Al acabar el espectáculo de fogatas, estallidos y fuegos artificiales, se supone que los jóvenes seguirán de farra a lo largo de la noche hasta que el sol aparezca y les diga he aquí el final. Mi grupo no está ya para esos trotes y en cambio marcha a casa de uno de los comensales para seguir con la maldita cava y el delicioso postre llamado “coca”. No se me explica mucho de los indignados, pero sí se respira la inquietud por las nuevas condiciones económicas de existencia ya no solo en esta ciudad sino en la península y en toda Europa. A destiempo les comento que pese a lo que me pintan no me parece que Barcelona se encuentre a las puertas de ninguna crisis social: “En las crisis sociales la gente tiene razones concretísimas para desesperarse. No he visto desesperados aquí”, digo con poco avisado juicio porque en realidad no he visitado las barriadas pobres, aunque aseguran que no tienen nada que ver con nuestras afamadas villas miseria. Muy respetuosos, no me corrigen, excepto Ramón P., al otro día, cuando
vuelve el pobre a su pobreza, el rico a su riqueza y el señor cura a sus misas y él y yo recorremos rincones recónditos y mágicos de una ciudad que solo puede saber uno del lugar, una ciudad increíble que sería una pena que alguna vez se halle en situación de crisis o emergencia social.

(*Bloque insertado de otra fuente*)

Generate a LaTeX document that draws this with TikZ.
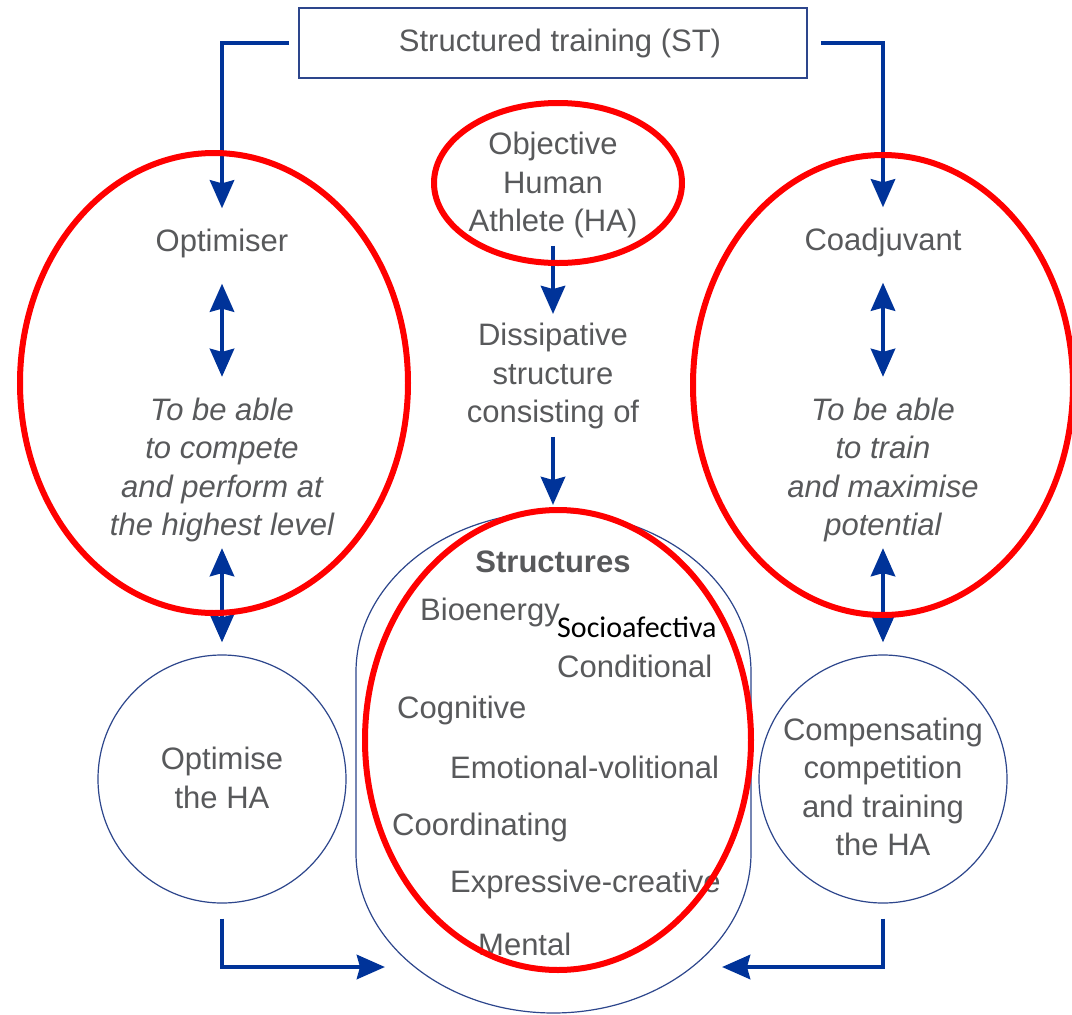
\documentclass[tikz,border=0pt]{standalone}
\usepackage{fontspec}
\setmainfont{Liberation Sans}
\newfontfamily\calibrifont{Carlito}
\usetikzlibrary{arrows.meta,calc}
\definecolor{txtgray}{RGB}{88,89,91}
\definecolor{arrblue}{RGB}{0,51,153}
\definecolor{lineblue}{RGB}{45,70,140}
\definecolor{markred}{RGB}{255,0,0}

\begin{document}
\begin{tikzpicture}[x=1pt,y=-1pt,
  lbl/.style={text=txtgray, font=\fontsize{31}{38.3}\selectfont, inner sep=0pt, align=center},
  ital/.style={lbl, font=\fontsize{31}{38.3}\selectfont\itshape},
  item/.style={lbl, anchor=base west},
  tipshape/.tip={Stealth[length=28pt,width=24pt,inset=3pt]},
  arr/.style={draw=arrblue, line width=4.8pt, -tipshape},
  darr/.style={draw=arrblue, line width=4.8pt, tipshape-tipshape},
  ring/.style={circle, draw=lineblue, line width=1.2pt, minimum size=248pt, inner sep=0pt},
  redring/.style={draw=markred, line width=6pt}
]
\fill[white] (0,0) rectangle (1072,1015);
\useasboundingbox (0,0) rectangle (1072,1015);

% top box
\node[lbl, draw=lineblue, line width=1.8pt, minimum width=508pt, minimum height=70pt]
  (st) at (553,43) {\hspace*{14pt}Structured training (ST)};

% left column
\node[lbl, anchor=base] (opt) at (222,251) {Optimiser};
\node[ital] (goalL) at (222,470) {To be able\\to compete\\and perform at\\the highest level};
\node[ring] (optha) at (222,779) {};
\node[lbl] (opthatxt) at (222,778) {Optimise\\the HA};

% right column
\node[lbl, anchor=base] (coad) at (883,250) {Coadjuvant};
\node[ital] (goalR) at (883,470) {To be able\\to train\\and maximise\\potential};
\node[ring] (comp) at (883,779) {};
\node[lbl] (comptxt) at (883,787) {Compensating\\competition\\and training\\the HA};

% centre column
\node[lbl] (ha) at (553,185) {Objective\\Human\\Athlete (HA)};
\node[lbl] (diss) at (553,376) {Dissipative\\structure\\consisting of};

% structures container
\draw[draw=lineblue, line width=1.2pt]
  (356,672) arc[start angle=180,end angle=360,x radius=197.5,y radius=160]
  -- (751,853) arc[start angle=0,end angle=180,x radius=197.5,y radius=160] -- cycle;
\coordinate (stadtop) at (553,505);
\coordinate (inL) at (385,967);
\coordinate (inR) at (722,967);

\node[lbl, font=\fontsize{31}{38.3}\selectfont\bfseries, anchor=base] (head) at (553,572) {Structures};
\node[item] (bio) at (420,620) {Bioenergy};
\node[anchor=base west, inner sep=0pt, text=black, font=\calibrifont\fontsize{30}{36}\selectfont] (socio) at (557,637) {Socioafectiva};
\node[item] (cond) at (557,677) {Conditional};
\node[item] (cogn) at (397,718) {Cognitive};
\node[item] (emo) at (450,778) {Emotional-volitional};
\node[item] (coord) at (392,835) {Coordinating};
\node[item] (expr) at (450,892) {Expressive-creative};
\node[item] (ment) at (478,955) {Mental};

% connectors
\draw[arr] ([xshift=-9pt]st.west) -| ([yshift=20pt]opt.north);
\draw[arr] ([xshift=13pt]st.east) -| ([yshift=20pt]coad.north);
\draw[darr] ([yshift=-26pt]opt.south) -- ([yshift=21pt]goalL.north);
\draw[darr] ([yshift=-26pt]coad.south) -- ([yshift=21pt]goalR.north);
\draw[darr] ([yshift=-6pt]goalL.south) -- ([yshift=12pt]optha.north);
\draw[darr] ([yshift=-6pt]goalR.south) -- ([yshift=12pt]comp.north);
\draw[arr] ([yshift=-8pt]ha.south) -- ([yshift=9pt]diss.north);
\draw[arr] ([yshift=-8pt]diss.south) -- (stadtop);
\draw[arr] ([yshift=-15pt]optha.south) |- (inL);
\draw[arr] ([yshift=-15pt]comp.south) |- (inR);

% highlight ellipses
\draw[redring] (214,383) ellipse [x radius=194, y radius=230];
\draw[redring] (883,385) ellipse [x radius=190, y radius=230];
\draw[redring] (558,183) ellipse [x radius=124, y radius=80];
\draw[redring] (558,740) ellipse [x radius=193, y radius=230];
\end{tikzpicture}
\end{document}
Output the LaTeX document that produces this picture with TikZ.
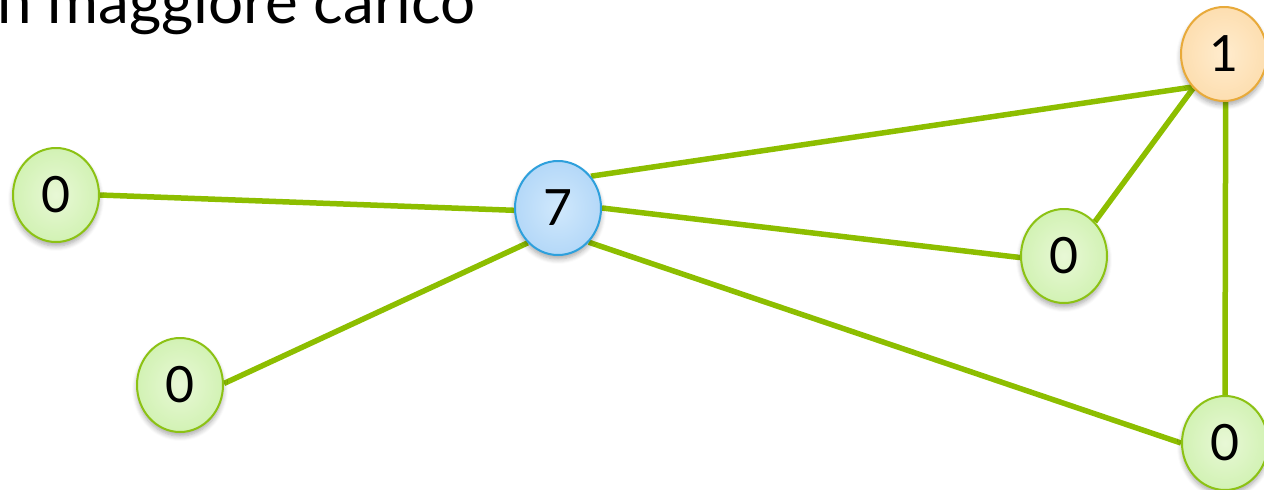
\documentclass[tikz,border=0pt]{standalone}
\usepackage{fontspec}
\setmainfont{Lato}
\usetikzlibrary{shapes.geometric,shadows.blur,backgrounds}
\definecolor{edgegreen}{RGB}{141,190,0}
\definecolor{gborder}{RGB}{140,194,20}
\definecolor{gin}{RGB}{232,248,214}
\definecolor{gout}{RGB}{210,242,180}
\definecolor{bborder}{RGB}{46,160,220}
\definecolor{bin}{RGB}{208,232,252}
\definecolor{bout}{RGB}{180,216,248}
\definecolor{oborder}{RGB}{232,170,58}
\definecolor{oin}{RGB}{255,236,206}
\definecolor{oout}{RGB}{253,222,176}
\tikzset{
  nodebase/.style={ellipse, minimum width=86pt, minimum height=94pt, inner sep=0pt,
    line width=2pt, font=\fontsize{50}{54}\selectfont,
    blur shadow={shadow blur steps=6, shadow xshift=0pt, shadow yshift=-4pt, shadow opacity=35, shadow blur radius=5pt}},
  gnode/.style={nodebase, draw=gborder, inner color=gin, outer color=gout},
  bnode/.style={nodebase, draw=bborder, inner color=bin, outer color=bout},
  onode/.style={nodebase, draw=oborder, inner color=oin, outer color=oout},
  link/.style={draw=edgegreen, line width=5.5pt}
}
\begin{document}
\begin{tikzpicture}[x=1pt,y=-1pt]
\useasboundingbox (0,0) rectangle (1264,490);
\node[anchor=base west, inner sep=0pt, font=\fontsize{62}{64}\selectfont] (title) at (-3,23) {n maggiore carico};
\node[bnode] (c) at (558,208) {7};
\node[onode] (o) at (1224,54) {1};
\node[gnode] (l) at (56,195) {0};
\node[gnode] (ll) at (180,385) {0};
\node[gnode] (m) at (1064,256) {0};
\node[gnode] (r) at (1225,443) {0};
\begin{scope}[on background layer]
\draw[link] (l.0) -- (c.183);
\draw[link] (ll.2) -- (c.229);
\draw[link] (c.44) -- (o.226);
\draw[link] (c.0) -- (m.182);
\draw[link] (c.-48) -- (r.180);
\draw[link] (m.48) -- (o.228);
\draw[link] (o.-88) -- (r.90);
\end{scope}
\end{tikzpicture}
\end{document}
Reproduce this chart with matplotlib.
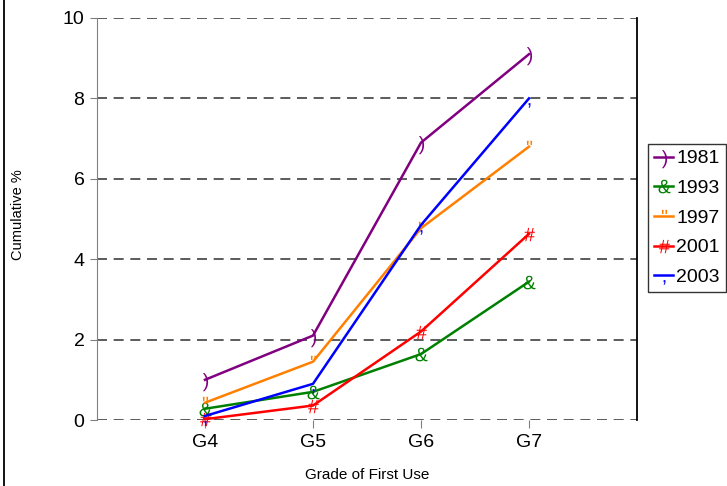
import matplotlib
matplotlib.use("Agg")
import matplotlib.pyplot as plt
from matplotlib.lines import Line2D
from matplotlib.textpath import TextPath
from matplotlib.font_manager import FontProperties
from matplotlib.transforms import Affine2D

plt.rcParams['font.family'] = ['Liberation Sans', 'DejaVu Sans']

grades = ['G4', 'G5', 'G6', 'G7']
years = ['1981', '1993', '1997', '2001', '2003']
v1981 = [1.0, 2.1, 6.9, 9.1]
v1993 = [0.28, 0.70, 1.64, 3.44]
v1997 = [0.43, 1.45, 4.77, 6.8]
v2001 = [0.02, 0.36, 2.2, 4.63]
v2003 = [0.1, 0.9, 4.85, 8.0]
yticks = [0, 2, 4, 6, 8, 10]

series = [v1981, v1993, v1997, v2001, v2003]
colors = ['#800080', '#008000', '#FF8000', '#FF0000', '#0000FF']
glyphs = [')', '&', '"', '#', ',']

GLYPH_PT = 14.0
fp = FontProperties(family='Liberation Sans')
ref_ext = TextPath((0, 0), 'H', size=GLYPH_PT, prop=fp).get_extents()
cap_mid = (ref_ext.y0 + ref_ext.y1) / 2


def glyph_marker(ch):
    tp = TextPath((0, 0), ch, size=GLYPH_PT, prop=fp)
    ext = tp.get_extents()
    cx = (ext.x0 + ext.x1) / 2
    path = tp.transformed(Affine2D().translate(-cx, -cap_mid))
    rescale = abs(path.vertices).max()
    return path, 2 * rescale


fig = plt.figure(figsize=(7.27, 4.86), dpi=100)
ax = fig.add_axes([97/727, 66/486, 540/727, 402/486])

x = list(range(len(grades)))
for vals, c, g, lab in zip(series, colors, glyphs, years):
    mpath, ms = glyph_marker(g)
    ax.plot(x, vals, color=c, lw=1.8, marker=mpath, markersize=ms,
            markeredgewidth=0, label=lab, zorder=3, clip_on=False)

ax.set_xlim(-1, 4)
ax.set_ylim(0, 10)
ax.set_xticks(x)
ax.set_xticklabels(grades, fontsize=14)
ax.set_yticks(yticks)
ax.set_yticklabels([str(t) for t in yticks], fontsize=14)
ax.tick_params(axis='y', direction='out', length=5, color='#808080', pad=4)
ax.tick_params(axis='x', direction='out', length=6, color='#808080', pad=4)

for t in yticks:
    ax.axhline(t, color='#404040', lw=1.2, ls=(0, (6, 4)), zorder=1)

ax.spines['top'].set_visible(False)
ax.spines['bottom'].set_visible(False)
ax.spines['left'].set_color('#808080')
ax.spines['right'].set_color('black')
ax.spines['right'].set_linewidth(1.3)

fig.text(367/727, 1 - 475/486, 'Grade of First Use', fontsize=11,
         ha='center', va='center')
fig.text(18/727, 1 - 215/486, 'Cumulative %', fontsize=10.5, rotation=90,
         ha='center', va='center')

leg = fig.legend(loc='upper left', bbox_to_anchor=(648/727, 1 - 144/486),
                 borderaxespad=0, fontsize=14, frameon=True, fancybox=False,
                 edgecolor='black', handlelength=1.0, handletextpad=0.15,
                 borderpad=0.3, labelspacing=0.62)
leg.get_frame().set_linewidth(1.0)

fig.add_artist(Line2D([4/727, 4/727], [0, 1], color='black', lw=1.3,
                      transform=fig.transFigure))

fig.savefig('out.png', dpi=100)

(1) No quiero parecer irrespetuoso ni arrogante en cuanto a la modalidad de lucha de estos compañeros a quienes la policía golpea y arresta con inusitada frecuencia, y los grandes partidos políticos ven con verdadera antipatía; además he sabido que han realizado acciones de solidaridad dignas de los más reputados movimientos de resistencia al capitalismo, en especial en Madrid. Estas impresiones representan solo las de una tarde de demasiado calor y previa a un anticipado jolgorio nacional.